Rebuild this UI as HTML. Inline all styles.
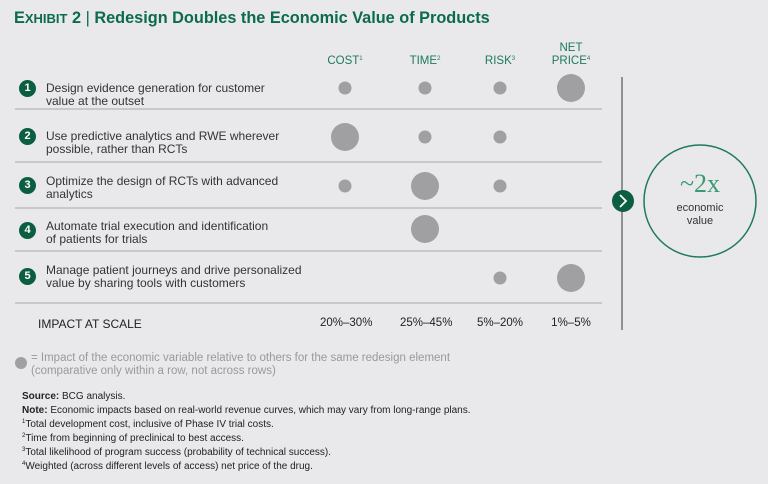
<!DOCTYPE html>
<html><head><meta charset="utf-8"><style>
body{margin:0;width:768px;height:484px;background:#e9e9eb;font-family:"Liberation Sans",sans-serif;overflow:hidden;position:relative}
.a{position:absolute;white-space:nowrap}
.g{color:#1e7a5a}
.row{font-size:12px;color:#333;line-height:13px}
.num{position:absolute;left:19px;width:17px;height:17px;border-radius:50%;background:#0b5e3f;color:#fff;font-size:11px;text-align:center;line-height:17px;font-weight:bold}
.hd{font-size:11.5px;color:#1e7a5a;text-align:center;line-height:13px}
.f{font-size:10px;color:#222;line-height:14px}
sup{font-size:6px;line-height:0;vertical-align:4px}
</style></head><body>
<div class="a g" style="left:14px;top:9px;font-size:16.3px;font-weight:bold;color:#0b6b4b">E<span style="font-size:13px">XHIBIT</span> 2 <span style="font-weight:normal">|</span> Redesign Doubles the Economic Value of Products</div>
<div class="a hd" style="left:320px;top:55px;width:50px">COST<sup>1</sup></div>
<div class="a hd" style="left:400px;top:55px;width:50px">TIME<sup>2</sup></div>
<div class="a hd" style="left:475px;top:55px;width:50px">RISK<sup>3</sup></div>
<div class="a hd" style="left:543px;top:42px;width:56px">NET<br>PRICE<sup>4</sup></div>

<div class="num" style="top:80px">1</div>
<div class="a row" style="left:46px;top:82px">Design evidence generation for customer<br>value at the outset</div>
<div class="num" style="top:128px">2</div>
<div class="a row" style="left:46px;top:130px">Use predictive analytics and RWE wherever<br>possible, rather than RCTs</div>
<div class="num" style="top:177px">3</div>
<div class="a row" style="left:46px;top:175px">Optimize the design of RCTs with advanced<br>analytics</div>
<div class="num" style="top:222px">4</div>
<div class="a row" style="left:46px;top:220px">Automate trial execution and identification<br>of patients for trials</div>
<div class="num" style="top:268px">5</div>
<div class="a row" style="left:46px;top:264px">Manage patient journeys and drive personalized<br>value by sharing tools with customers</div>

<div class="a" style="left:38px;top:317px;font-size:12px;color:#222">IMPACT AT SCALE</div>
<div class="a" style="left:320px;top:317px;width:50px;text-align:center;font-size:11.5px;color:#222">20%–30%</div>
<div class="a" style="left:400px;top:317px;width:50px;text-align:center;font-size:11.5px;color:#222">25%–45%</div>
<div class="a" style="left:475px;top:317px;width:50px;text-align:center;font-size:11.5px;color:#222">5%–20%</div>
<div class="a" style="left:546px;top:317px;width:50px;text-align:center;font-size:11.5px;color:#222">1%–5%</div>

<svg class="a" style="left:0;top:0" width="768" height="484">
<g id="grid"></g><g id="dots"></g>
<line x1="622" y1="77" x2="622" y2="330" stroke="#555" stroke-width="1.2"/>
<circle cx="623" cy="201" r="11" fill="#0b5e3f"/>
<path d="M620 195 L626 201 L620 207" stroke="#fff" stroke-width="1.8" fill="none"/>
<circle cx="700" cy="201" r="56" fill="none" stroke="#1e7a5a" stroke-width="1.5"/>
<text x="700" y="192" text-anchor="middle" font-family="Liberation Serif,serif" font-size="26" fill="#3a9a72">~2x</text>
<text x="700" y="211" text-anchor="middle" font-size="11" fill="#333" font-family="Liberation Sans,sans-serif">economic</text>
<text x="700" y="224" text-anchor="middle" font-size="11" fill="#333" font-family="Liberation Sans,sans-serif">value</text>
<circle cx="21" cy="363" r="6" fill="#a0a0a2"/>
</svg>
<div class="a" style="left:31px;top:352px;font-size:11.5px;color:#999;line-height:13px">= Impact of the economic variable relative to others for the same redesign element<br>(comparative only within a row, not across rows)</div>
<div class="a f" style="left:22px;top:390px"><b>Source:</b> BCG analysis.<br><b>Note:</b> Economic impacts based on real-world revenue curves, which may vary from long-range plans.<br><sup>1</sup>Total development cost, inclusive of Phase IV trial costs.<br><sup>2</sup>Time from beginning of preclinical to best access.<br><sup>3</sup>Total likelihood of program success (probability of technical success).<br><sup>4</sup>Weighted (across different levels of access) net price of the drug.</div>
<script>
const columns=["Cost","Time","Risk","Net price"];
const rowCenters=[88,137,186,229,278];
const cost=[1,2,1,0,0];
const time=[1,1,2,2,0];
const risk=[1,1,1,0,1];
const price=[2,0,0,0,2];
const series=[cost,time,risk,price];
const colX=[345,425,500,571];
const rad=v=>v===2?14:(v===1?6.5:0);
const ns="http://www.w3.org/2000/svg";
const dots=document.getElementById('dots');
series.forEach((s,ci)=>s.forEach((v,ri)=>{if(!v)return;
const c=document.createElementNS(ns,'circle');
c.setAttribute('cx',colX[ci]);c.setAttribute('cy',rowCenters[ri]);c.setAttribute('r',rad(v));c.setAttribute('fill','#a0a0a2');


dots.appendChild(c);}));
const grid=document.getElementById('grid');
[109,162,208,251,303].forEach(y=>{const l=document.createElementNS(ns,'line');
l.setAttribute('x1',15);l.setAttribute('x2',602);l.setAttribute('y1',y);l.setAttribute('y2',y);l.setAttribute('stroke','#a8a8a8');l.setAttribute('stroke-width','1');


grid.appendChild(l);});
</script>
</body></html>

+ + + + +

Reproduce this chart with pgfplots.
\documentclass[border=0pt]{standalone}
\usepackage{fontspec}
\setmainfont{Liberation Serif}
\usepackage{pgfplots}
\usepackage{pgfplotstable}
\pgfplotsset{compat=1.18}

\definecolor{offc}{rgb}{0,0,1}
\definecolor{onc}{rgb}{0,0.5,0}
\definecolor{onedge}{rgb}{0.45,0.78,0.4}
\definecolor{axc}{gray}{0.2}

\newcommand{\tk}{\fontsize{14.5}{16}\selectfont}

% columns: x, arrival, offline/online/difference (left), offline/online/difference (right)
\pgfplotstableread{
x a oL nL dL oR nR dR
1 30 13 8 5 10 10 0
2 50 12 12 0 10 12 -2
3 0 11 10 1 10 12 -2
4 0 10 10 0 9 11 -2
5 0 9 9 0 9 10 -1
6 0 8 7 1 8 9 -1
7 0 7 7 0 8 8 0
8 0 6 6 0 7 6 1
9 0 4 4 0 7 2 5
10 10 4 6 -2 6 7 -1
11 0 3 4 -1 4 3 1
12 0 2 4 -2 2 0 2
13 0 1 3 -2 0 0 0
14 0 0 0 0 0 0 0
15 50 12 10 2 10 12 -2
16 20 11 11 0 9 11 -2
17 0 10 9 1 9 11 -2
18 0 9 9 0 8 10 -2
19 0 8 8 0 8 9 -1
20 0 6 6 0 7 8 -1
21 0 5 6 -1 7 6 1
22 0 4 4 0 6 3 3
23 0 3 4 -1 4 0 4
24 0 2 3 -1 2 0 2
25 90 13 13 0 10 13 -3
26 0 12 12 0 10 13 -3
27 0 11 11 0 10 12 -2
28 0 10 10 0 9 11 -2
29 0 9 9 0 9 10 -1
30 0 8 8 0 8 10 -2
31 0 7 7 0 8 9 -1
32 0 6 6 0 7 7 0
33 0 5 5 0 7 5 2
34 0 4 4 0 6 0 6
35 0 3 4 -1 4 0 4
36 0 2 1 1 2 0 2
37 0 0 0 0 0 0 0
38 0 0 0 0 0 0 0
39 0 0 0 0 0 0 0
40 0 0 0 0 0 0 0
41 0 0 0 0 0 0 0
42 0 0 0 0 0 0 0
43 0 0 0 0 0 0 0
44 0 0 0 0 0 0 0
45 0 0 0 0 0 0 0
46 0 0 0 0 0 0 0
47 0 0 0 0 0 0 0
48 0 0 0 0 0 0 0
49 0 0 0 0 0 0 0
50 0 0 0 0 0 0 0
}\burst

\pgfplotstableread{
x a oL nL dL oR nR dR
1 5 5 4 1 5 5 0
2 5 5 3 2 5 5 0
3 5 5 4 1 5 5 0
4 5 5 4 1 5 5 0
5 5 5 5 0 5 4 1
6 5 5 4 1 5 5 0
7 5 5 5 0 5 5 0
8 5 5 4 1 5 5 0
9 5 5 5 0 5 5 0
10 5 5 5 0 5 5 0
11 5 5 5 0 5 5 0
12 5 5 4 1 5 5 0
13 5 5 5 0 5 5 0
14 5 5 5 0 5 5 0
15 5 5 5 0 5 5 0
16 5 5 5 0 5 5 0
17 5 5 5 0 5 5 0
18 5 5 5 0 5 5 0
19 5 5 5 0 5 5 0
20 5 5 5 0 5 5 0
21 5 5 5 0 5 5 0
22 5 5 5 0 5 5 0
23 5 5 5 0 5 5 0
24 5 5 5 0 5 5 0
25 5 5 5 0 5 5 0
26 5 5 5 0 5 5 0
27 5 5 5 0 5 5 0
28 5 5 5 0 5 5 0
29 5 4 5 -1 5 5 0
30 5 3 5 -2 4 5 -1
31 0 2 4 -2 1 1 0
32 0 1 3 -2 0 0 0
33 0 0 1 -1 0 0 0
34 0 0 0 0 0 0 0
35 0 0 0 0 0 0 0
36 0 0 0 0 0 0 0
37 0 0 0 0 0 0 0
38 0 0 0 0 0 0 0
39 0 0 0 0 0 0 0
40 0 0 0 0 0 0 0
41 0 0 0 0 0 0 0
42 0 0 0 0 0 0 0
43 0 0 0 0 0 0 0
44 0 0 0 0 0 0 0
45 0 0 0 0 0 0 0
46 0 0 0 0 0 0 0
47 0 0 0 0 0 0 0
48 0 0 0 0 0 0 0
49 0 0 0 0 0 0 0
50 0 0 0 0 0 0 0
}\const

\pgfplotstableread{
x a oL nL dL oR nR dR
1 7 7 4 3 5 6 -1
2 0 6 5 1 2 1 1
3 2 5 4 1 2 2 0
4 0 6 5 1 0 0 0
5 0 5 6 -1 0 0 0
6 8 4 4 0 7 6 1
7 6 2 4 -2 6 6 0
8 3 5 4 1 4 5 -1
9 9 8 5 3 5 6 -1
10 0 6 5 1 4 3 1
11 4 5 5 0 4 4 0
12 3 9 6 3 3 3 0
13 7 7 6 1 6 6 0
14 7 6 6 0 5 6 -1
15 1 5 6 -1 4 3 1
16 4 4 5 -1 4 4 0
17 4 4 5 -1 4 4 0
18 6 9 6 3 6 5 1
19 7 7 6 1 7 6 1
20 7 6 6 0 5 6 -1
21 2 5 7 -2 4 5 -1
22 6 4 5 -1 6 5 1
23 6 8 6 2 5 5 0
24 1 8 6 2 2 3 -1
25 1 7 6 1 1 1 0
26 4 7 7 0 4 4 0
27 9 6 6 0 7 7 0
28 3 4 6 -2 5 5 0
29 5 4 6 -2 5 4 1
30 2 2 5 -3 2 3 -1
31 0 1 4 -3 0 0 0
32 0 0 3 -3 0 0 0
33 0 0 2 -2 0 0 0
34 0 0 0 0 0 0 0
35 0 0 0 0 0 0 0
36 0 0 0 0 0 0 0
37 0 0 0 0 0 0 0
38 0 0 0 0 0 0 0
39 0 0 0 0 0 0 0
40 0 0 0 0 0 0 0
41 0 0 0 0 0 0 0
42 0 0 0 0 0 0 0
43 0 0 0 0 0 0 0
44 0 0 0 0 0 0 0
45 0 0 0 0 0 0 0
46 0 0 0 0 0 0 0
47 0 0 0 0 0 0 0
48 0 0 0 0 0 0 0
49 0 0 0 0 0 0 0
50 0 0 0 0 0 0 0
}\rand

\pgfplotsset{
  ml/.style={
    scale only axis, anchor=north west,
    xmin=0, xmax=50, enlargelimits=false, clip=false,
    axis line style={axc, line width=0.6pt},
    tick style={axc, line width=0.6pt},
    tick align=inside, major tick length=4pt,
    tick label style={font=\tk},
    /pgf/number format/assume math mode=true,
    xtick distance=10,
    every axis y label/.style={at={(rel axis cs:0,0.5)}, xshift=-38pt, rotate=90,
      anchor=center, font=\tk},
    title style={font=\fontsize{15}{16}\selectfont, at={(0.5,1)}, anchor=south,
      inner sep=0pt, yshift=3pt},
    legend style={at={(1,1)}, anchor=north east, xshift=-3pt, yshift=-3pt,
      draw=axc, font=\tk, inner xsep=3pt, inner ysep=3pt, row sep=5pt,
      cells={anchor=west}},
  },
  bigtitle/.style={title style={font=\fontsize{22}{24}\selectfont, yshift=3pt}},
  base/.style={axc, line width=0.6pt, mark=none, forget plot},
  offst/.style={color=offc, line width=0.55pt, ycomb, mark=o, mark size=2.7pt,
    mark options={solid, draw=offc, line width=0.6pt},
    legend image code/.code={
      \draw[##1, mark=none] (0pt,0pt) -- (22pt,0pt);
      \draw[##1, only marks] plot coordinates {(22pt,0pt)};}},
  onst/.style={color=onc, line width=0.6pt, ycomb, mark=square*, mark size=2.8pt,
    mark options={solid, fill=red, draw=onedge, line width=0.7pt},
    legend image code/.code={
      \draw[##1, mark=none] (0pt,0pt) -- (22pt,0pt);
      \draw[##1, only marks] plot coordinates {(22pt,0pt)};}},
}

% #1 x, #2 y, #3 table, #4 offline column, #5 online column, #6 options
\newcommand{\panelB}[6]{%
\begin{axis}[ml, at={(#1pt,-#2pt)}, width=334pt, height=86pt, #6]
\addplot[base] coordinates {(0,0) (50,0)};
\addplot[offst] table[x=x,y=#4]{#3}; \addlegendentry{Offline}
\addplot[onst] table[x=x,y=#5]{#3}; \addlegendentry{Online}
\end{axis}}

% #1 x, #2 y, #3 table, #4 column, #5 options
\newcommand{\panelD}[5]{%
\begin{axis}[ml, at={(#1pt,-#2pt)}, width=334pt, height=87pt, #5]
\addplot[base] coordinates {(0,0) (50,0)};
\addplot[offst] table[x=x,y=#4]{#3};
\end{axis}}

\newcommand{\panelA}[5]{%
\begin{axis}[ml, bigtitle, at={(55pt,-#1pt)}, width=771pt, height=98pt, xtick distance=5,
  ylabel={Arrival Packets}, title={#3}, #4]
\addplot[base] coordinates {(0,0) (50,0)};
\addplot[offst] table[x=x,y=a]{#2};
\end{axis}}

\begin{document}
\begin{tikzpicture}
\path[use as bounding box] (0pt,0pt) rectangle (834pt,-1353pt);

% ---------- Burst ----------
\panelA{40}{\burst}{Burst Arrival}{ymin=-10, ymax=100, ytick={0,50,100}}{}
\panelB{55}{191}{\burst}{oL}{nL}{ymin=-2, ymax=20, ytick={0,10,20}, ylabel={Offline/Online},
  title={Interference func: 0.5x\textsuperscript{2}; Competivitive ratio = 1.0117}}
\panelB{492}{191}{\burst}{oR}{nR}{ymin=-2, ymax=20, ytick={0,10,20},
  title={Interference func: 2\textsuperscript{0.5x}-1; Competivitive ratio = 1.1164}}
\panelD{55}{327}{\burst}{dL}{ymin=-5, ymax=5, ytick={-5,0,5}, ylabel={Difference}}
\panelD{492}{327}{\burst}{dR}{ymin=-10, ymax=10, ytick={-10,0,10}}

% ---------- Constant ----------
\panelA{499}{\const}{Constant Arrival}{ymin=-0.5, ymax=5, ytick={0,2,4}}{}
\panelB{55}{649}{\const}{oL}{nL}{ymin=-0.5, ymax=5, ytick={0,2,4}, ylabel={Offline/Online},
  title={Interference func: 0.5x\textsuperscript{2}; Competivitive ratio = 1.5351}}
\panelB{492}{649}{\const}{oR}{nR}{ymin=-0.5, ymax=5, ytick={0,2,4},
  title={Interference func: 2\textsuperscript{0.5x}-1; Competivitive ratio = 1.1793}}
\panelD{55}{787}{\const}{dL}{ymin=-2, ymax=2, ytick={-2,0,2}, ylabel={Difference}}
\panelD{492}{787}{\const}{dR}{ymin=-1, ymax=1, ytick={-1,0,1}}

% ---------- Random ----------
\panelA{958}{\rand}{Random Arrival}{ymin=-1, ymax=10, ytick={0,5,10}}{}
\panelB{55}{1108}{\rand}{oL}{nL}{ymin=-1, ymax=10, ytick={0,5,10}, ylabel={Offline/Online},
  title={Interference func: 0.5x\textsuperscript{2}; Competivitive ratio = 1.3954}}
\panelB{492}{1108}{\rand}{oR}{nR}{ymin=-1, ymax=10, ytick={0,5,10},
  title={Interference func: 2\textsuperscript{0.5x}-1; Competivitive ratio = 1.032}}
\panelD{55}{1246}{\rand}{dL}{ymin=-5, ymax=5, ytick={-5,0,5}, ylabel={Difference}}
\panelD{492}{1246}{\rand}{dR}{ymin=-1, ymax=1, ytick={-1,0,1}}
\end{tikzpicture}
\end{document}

+ + + + +

→ **Work instructions**
Above are some entries; copy exactly the lines from the line with "Rebuild this UI as HTML. Inline all styles." through the line with "tools with customers</div>", both included, but none of the pictures.

→ **Worked solution**
Rebuild this UI as HTML. Inline all styles.
<!DOCTYPE html>
<html><head><meta charset="utf-8"><style>
body{margin:0;width:768px;height:484px;background:#e9e9eb;font-family:"Liberation Sans",sans-serif;overflow:hidden;position:relative}
.a{position:absolute;white-space:nowrap}
.g{color:#1e7a5a}
.row{font-size:12px;color:#333;line-height:13px}
.num{position:absolute;left:19px;width:17px;height:17px;border-radius:50%;background:#0b5e3f;color:#fff;font-size:11px;text-align:center;line-height:17px;font-weight:bold}
.hd{font-size:11.5px;color:#1e7a5a;text-align:center;line-height:13px}
.f{font-size:10px;color:#222;line-height:14px}
sup{font-size:6px;line-height:0;vertical-align:4px}
</style></head><body>
<div class="a g" style="left:14px;top:9px;font-size:16.3px;font-weight:bold;color:#0b6b4b">E<span style="font-size:13px">XHIBIT</span> 2 <span style="font-weight:normal">|</span> Redesign Doubles the Economic Value of Products</div>
<div class="a hd" style="left:320px;top:55px;width:50px">COST<sup>1</sup></div>
<div class="a hd" style="left:400px;top:55px;width:50px">TIME<sup>2</sup></div>
<div class="a hd" style="left:475px;top:55px;width:50px">RISK<sup>3</sup></div>
<div class="a hd" style="left:543px;top:42px;width:56px">NET<br>PRICE<sup>4</sup></div>

<div class="num" style="top:80px">1</div>
<div class="a row" style="left:46px;top:82px">Design evidence generation for customer<br>value at the outset</div>
<div class="num" style="top:128px">2</div>
<div class="a row" style="left:46px;top:130px">Use predictive analytics and RWE wherever<br>possible, rather than RCTs</div>
<div class="num" style="top:177px">3</div>
<div class="a row" style="left:46px;top:175px">Optimize the design of RCTs with advanced<br>analytics</div>
<div class="num" style="top:222px">4</div>
<div class="a row" style="left:46px;top:220px">Automate trial execution and identification<br>of patients for trials</div>
<div class="num" style="top:268px">5</div>
<div class="a row" style="left:46px;top:264px">Manage patient journeys and drive personalized<br>value by sharing tools with customers</div>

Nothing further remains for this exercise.